** Given data **

>> Begin

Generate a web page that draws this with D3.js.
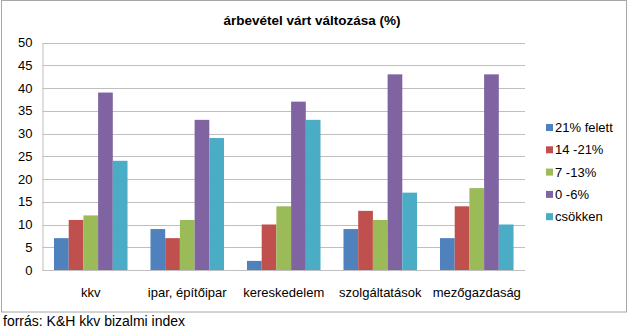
<!DOCTYPE html>
<html><head><meta charset="utf-8">
<script src="https://cdn.jsdelivr.net/npm/d3@7"></script>
<style>body{margin:0;background:#fff}svg{display:block;font-family:"Liberation Sans",Arial,sans-serif}</style>
</head><body>
<svg id="c" width="628" height="329"></svg>
<script>
const categories = ["kkv", "ipar, építőipar", "kereskedelem", "szolgáltatások", "mezőgazdaság"];
const seriesNames = ["21% felett", "14 -21%", "7 -13%", "0 -6%", "csökken"];
const seriesColors = ["#4F81BD", "#C0504D", "#9BBB59", "#8064A2", "#4BACC6"];
const v21felett = [7, 9, 2, 9, 7];
const v14_21 = [11, 7, 10, 13, 14];
const v7_13 = [12, 11, 14, 11, 18];
const v0_6 = [39, 33, 37, 43, 43];
const vCsokken = [24, 29, 33, 17, 10];
const yTicks = [0, 5, 10, 15, 20, 25, 30, 35, 40, 45, 50];
const chartTitle = "árbevétel várt változása (%)";
const sourceText = "forrás: K&H kkv bizalmi index";

(function () {
const seriesValues = [v21felett, v14_21, v7_13, v0_6, vCsokken];
const svg = d3.select("#c");

svg.append("rect").attr("x", 1.5).attr("y", 0.5).attr("width", 625).attr("height", 311.5)
  .attr("fill", "#fff").attr("stroke", "#A6A6A6").attr("stroke-width", 1);

const pL = 42.5, pR = 525, pT = 42.5, pB = 270;
const x = d3.scaleBand().domain(categories).range([pL, pR]).paddingInner(0.238).paddingOuter(0.119);
const xs = d3.scaleBand().domain(seriesNames).range([0, x.bandwidth()]);
const y = d3.scaleLinear().domain([0, 50]).range([pB, pT]);

svg.append("g").selectAll("line").data(yTicks.filter(t => t > 0)).join("line")
  .attr("x1", pL).attr("x2", pR)
  .attr("y1", d => Math.round(y(d)) + 0.5).attr("y2", d => Math.round(y(d)) + 0.5)
  .attr("stroke", "#BFBFBF").attr("stroke-width", 1);

const g = svg.append("g");
categories.forEach((c, i) => {
  seriesNames.forEach((s, j) => {
    const val = seriesValues[j][i];
    g.append("rect")
      .attr("x", x(c) + xs(s))
      .attr("y", y(val))
      .attr("width", xs.bandwidth())
      .attr("height", y(0) - y(val))
      .attr("fill", seriesColors[j]);
  });
});

const yAxis = svg.append("g").attr("transform", `translate(${pL},0)`)
  .call(d3.axisLeft(y).tickValues(yTicks).tickSize(0).tickPadding(10));
yAxis.select(".domain").attr("stroke", "#BFBFBF");
yAxis.selectAll("text").attr("font-size", 13).attr("fill", "#000").attr("font-family", "Liberation Sans, Arial, sans-serif");

const xAxis = svg.append("g").attr("transform", `translate(0,${Math.round(pB) + 0.5})`)
  .call(d3.axisBottom(x).tickSize(0).tickPadding(17));
xAxis.select(".domain").attr("stroke", "#BFBFBF").attr("d", `M${pL},0H${pR}`);
xAxis.selectAll("text").attr("font-size", 13).attr("fill", "#000").attr("font-family", "Liberation Sans, Arial, sans-serif");

svg.append("text").attr("x", 312).attr("y", 24.5).attr("text-anchor", "middle")
  .attr("font-size", 13.5).attr("font-weight", "bold").text(chartTitle);

const lg = svg.append("g").attr("transform", "translate(546,127.5)");
seriesNames.forEach((s, j) => {
  const row = lg.append("g").attr("transform", `translate(0,${j * 22.3})`);
  row.append("rect").attr("x", 0).attr("y", -3.5).attr("width", 7).attr("height", 7).attr("fill", seriesColors[j]);
  row.append("text").attr("x", 9).attr("y", 0).attr("dy", "0.35em").attr("font-size", 13).text(s);
});

svg.append("text").attr("x", 3).attr("y", 326).attr("font-size", 14).text(sourceText);
})();
</script>
</body></html>
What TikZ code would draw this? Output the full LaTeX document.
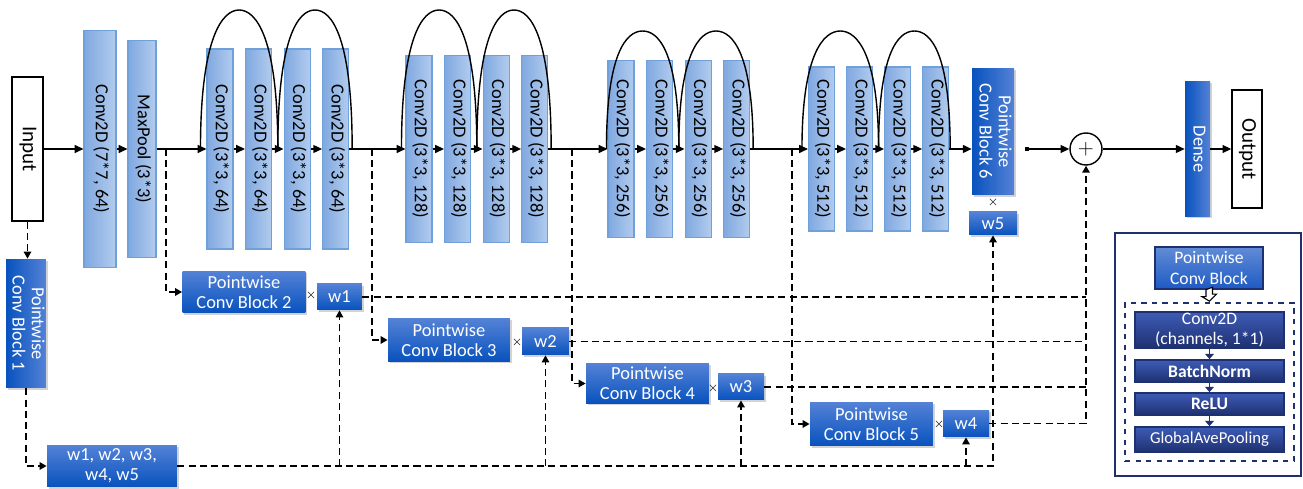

>> End

** What needs to be done **
From the listing, extract all text exactly as given and drop any picture.

** Reply **
Generate a web page that draws this with D3.js.
<!DOCTYPE html>
<html><head><meta charset="utf-8">
<script src="https://cdn.jsdelivr.net/npm/d3@7"></script>
<style>body{margin:0;background:#fff}svg{display:block;font-family:"Liberation Sans",Arial,sans-serif}</style>
</head><body>
<svg id="c" width="628" height="329"></svg>
<script>
const categories = ["kkv", "ipar, építőipar", "kereskedelem", "szolgáltatások", "mezőgazdaság"];
const seriesNames = ["21% felett", "14 -21%", "7 -13%", "0 -6%", "csökken"];
const seriesColors = ["#4F81BD", "#C0504D", "#9BBB59", "#8064A2", "#4BACC6"];
const v21felett = [7, 9, 2, 9, 7];
const v14_21 = [11, 7, 10, 13, 14];
const v7_13 = [12, 11, 14, 11, 18];
const v0_6 = [39, 33, 37, 43, 43];
const vCsokken = [24, 29, 33, 17, 10];
const yTicks = [0, 5, 10, 15, 20, 25, 30, 35, 40, 45, 50];
const chartTitle = "árbevétel várt változása (%)";
const sourceText = "forrás: K&H kkv bizalmi index";

(function () {
const seriesValues = [v21felett, v14_21, v7_13, v0_6, vCsokken];
const svg = d3.select("#c");

svg.append("rect").attr("x", 1.5).attr("y", 0.5).attr("width", 625).attr("height", 311.5)
  .attr("fill", "#fff").attr("stroke", "#A6A6A6").attr("stroke-width", 1);

const pL = 42.5, pR = 525, pT = 42.5, pB = 270;
const x = d3.scaleBand().domain(categories).range([pL, pR]).paddingInner(0.238).paddingOuter(0.119);
const xs = d3.scaleBand().domain(seriesNames).range([0, x.bandwidth()]);
const y = d3.scaleLinear().domain([0, 50]).range([pB, pT]);

svg.append("g").selectAll("line").data(yTicks.filter(t => t > 0)).join("line")
  .attr("x1", pL).attr("x2", pR)
  .attr("y1", d => Math.round(y(d)) + 0.5).attr("y2", d => Math.round(y(d)) + 0.5)
  .attr("stroke", "#BFBFBF").attr("stroke-width", 1);

const g = svg.append("g");
categories.forEach((c, i) => {
  seriesNames.forEach((s, j) => {
    const val = seriesValues[j][i];
    g.append("rect")
      .attr("x", x(c) + xs(s))
      .attr("y", y(val))
      .attr("width", xs.bandwidth())
      .attr("height", y(0) - y(val))
      .attr("fill", seriesColors[j]);
  });
});

const yAxis = svg.append("g").attr("transform", `translate(${pL},0)`)
  .call(d3.axisLeft(y).tickValues(yTicks).tickSize(0).tickPadding(10));
yAxis.select(".domain").attr("stroke", "#BFBFBF");
yAxis.selectAll("text").attr("font-size", 13).attr("fill", "#000").attr("font-family", "Liberation Sans, Arial, sans-serif");

const xAxis = svg.append("g").attr("transform", `translate(0,${Math.round(pB) + 0.5})`)
  .call(d3.axisBottom(x).tickSize(0).tickPadding(17));
xAxis.select(".domain").attr("stroke", "#BFBFBF").attr("d", `M${pL},0H${pR}`);
xAxis.selectAll("text").attr("font-size", 13).attr("fill", "#000").attr("font-family", "Liberation Sans, Arial, sans-serif");

svg.append("text").attr("x", 312).attr("y", 24.5).attr("text-anchor", "middle")
  .attr("font-size", 13.5).attr("font-weight", "bold").text(chartTitle);

const lg = svg.append("g").attr("transform", "translate(546,127.5)");
seriesNames.forEach((s, j) => {
  const row = lg.append("g").attr("transform", `translate(0,${j * 22.3})`);
  row.append("rect").attr("x", 0).attr("y", -3.5).attr("width", 7).attr("height", 7).attr("fill", seriesColors[j]);
  row.append("text").attr("x", 9).attr("y", 0).attr("dy", "0.35em").attr("font-size", 13).text(s);
});

svg.append("text").attr("x", 3).attr("y", 326).attr("font-size", 14).text(sourceText);
})();
</script>
</body></html>
What TikZ code would draw this? Output the full LaTeX document.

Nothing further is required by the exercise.